[Start Data provided]

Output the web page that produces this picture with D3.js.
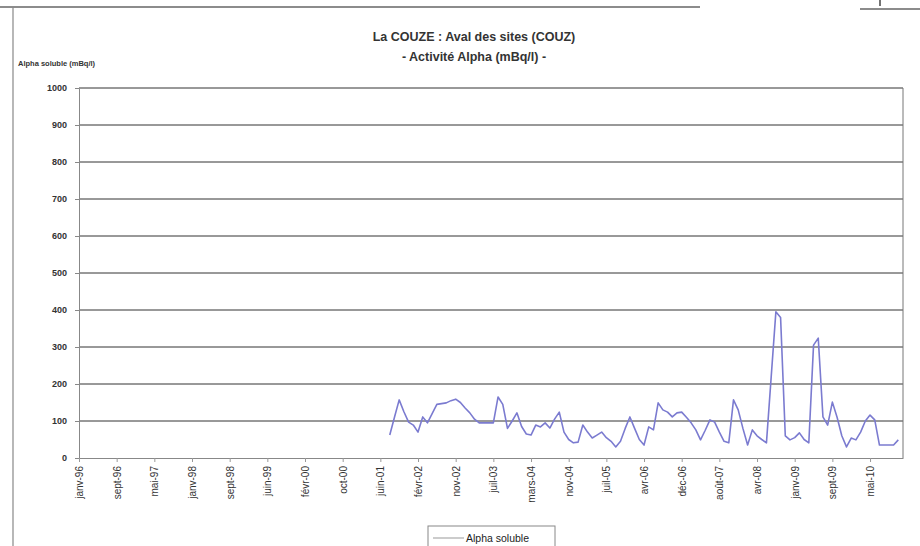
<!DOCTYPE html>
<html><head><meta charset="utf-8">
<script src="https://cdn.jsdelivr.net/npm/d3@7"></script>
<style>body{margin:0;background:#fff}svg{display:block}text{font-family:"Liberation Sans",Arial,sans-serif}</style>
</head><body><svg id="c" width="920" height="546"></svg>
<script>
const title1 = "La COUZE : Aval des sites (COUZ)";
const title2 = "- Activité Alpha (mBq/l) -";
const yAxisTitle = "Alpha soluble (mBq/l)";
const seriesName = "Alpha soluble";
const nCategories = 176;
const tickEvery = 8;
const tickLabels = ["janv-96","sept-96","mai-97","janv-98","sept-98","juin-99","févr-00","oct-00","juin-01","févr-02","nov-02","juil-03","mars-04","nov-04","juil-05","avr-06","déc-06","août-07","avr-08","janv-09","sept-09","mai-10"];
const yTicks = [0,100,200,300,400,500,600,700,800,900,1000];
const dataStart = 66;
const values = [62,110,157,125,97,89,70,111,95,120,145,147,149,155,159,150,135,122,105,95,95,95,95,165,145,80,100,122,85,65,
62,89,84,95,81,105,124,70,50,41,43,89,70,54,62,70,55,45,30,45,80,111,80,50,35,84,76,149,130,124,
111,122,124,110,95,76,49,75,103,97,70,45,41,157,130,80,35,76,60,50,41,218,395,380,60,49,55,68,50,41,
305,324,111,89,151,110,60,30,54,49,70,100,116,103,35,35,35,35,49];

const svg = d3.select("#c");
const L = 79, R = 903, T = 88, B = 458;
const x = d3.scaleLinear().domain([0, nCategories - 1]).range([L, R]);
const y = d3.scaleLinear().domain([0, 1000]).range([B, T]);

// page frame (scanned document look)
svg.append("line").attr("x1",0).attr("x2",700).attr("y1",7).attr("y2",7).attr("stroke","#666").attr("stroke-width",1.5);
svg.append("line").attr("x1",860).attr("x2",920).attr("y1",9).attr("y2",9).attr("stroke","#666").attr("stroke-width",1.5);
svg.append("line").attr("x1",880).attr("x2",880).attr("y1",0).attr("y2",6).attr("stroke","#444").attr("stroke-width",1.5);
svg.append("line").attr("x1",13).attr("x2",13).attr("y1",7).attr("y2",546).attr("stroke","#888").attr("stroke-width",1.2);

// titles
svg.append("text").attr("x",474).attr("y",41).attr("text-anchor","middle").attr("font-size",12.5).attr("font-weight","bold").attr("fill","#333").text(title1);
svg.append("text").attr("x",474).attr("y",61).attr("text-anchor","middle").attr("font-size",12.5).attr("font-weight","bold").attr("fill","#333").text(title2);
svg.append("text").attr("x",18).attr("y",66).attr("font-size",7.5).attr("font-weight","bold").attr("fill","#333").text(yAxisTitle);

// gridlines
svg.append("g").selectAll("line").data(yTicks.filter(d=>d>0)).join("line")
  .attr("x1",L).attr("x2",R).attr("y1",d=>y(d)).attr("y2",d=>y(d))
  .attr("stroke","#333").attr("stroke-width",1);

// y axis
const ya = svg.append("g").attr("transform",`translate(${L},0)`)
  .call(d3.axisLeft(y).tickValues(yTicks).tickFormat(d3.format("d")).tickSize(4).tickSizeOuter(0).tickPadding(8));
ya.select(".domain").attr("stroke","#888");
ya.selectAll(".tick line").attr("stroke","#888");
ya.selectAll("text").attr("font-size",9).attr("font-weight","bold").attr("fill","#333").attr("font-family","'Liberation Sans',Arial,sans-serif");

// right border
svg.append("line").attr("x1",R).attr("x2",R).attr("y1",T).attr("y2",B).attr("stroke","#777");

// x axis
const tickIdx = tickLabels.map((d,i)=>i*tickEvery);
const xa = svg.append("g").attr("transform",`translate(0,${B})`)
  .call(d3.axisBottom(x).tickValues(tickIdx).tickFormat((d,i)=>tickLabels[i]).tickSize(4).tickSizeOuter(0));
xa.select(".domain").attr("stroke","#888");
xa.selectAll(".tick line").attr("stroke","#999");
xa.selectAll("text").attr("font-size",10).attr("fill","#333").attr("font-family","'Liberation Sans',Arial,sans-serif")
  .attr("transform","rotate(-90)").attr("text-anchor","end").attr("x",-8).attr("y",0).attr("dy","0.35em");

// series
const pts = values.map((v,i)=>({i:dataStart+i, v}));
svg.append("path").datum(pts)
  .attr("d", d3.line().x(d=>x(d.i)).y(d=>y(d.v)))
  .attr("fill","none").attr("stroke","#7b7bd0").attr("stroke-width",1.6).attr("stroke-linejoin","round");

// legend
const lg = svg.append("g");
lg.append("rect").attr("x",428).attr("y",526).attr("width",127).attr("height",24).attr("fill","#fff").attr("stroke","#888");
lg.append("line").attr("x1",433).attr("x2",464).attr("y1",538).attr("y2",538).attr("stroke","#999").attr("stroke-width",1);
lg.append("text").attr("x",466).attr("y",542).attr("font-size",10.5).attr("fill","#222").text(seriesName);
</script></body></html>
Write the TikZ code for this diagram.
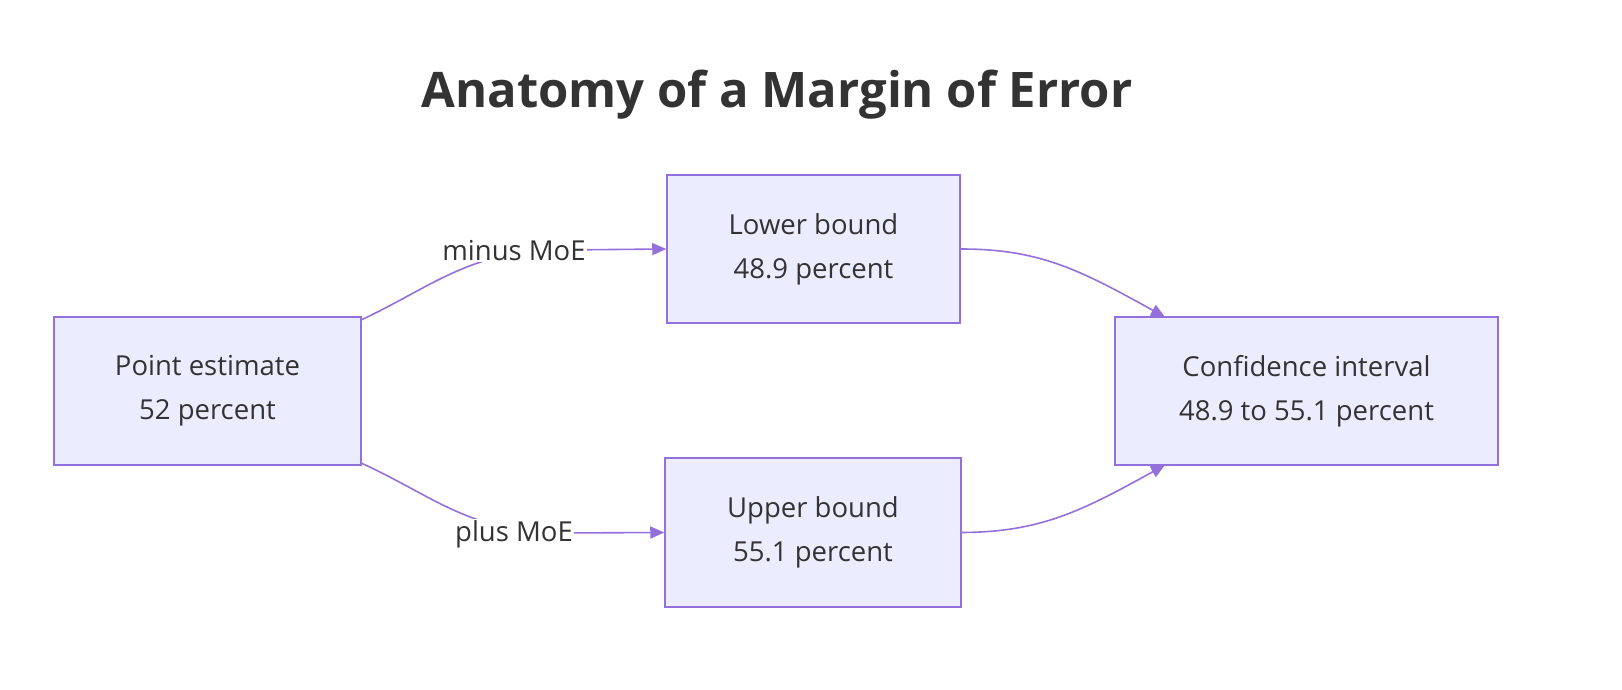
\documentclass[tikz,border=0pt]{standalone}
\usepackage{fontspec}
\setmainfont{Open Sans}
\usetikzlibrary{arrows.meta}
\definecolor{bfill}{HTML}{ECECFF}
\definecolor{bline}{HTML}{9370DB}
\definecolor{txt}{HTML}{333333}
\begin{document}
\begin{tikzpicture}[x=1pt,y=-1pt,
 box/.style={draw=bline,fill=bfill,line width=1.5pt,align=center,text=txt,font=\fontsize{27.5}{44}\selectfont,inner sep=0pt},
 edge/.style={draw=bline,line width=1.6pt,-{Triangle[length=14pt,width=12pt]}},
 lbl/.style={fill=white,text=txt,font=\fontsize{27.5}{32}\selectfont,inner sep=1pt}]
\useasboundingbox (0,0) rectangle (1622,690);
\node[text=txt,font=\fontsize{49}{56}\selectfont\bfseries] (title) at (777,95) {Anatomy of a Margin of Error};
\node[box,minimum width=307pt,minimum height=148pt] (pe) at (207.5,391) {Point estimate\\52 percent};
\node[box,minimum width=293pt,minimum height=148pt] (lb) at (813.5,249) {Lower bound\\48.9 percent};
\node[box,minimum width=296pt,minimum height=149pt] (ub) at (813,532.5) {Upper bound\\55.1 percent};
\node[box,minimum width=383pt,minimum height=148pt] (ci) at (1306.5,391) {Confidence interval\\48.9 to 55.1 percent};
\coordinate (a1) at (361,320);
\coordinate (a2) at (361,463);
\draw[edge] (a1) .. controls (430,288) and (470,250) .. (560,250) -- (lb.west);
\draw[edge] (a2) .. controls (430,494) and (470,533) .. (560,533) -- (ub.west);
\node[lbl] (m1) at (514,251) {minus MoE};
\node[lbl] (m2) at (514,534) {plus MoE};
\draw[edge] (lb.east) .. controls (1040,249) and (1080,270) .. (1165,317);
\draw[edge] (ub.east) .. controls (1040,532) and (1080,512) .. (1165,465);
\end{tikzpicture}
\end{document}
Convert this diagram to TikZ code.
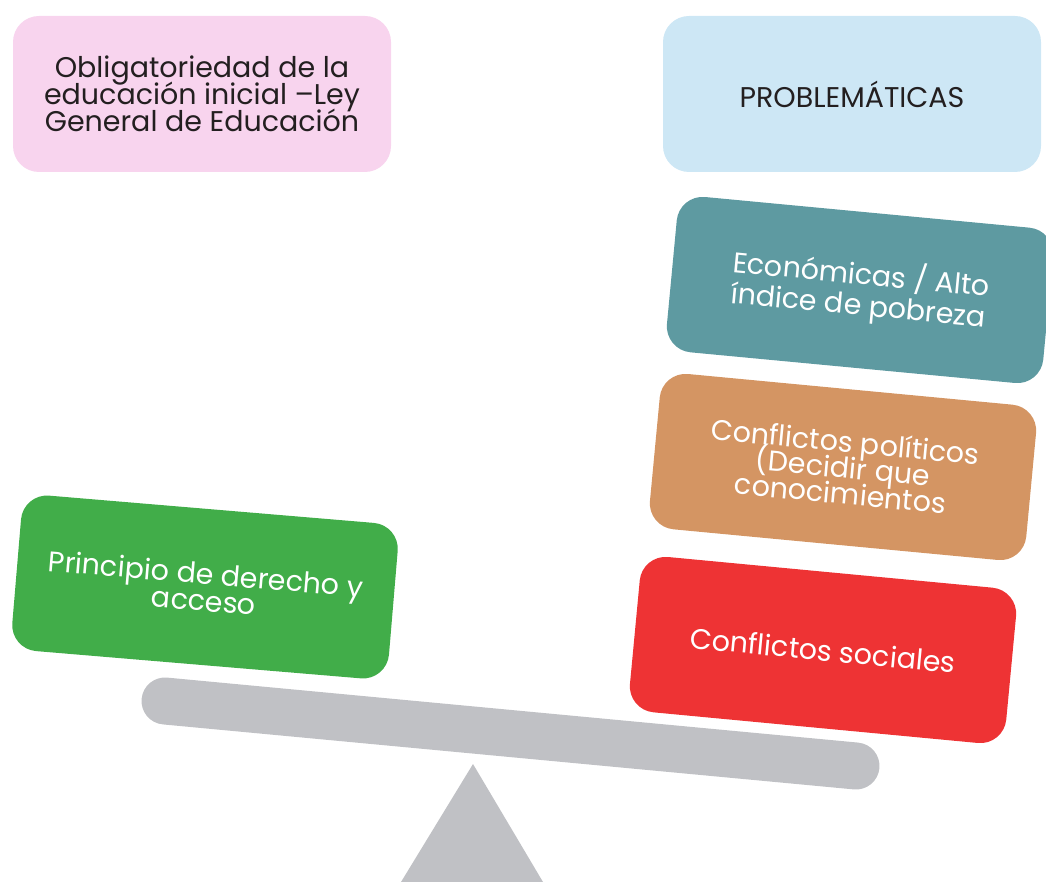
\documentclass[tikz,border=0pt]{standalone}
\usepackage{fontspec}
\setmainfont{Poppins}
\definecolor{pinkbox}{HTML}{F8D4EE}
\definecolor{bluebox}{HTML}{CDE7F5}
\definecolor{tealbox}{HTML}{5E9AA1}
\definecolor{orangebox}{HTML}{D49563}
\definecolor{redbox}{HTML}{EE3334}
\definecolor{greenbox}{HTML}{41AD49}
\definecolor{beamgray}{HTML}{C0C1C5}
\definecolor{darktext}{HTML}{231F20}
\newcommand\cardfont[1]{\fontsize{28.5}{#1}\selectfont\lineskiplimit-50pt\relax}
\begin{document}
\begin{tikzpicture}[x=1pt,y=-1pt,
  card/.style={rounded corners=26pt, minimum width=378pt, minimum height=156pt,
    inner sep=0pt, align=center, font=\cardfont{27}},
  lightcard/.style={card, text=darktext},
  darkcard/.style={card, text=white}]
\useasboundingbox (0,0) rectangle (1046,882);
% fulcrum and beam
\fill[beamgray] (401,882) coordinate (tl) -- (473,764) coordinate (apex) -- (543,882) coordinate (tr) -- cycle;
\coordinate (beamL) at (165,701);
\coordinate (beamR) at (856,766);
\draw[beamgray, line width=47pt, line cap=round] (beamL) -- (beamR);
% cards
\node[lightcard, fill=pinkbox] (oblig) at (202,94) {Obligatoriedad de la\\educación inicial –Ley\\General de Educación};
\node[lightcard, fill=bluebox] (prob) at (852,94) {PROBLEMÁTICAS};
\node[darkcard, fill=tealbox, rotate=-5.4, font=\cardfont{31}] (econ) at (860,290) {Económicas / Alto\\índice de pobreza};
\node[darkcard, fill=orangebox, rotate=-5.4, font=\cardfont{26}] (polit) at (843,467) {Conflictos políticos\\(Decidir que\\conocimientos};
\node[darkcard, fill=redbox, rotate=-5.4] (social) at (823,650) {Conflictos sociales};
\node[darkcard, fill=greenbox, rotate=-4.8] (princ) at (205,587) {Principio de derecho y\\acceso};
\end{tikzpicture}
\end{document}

[End Data provided]

**Set task:**
Say how many lines in the records hold the string "diagram", and say nothing else.

**Task output:**
2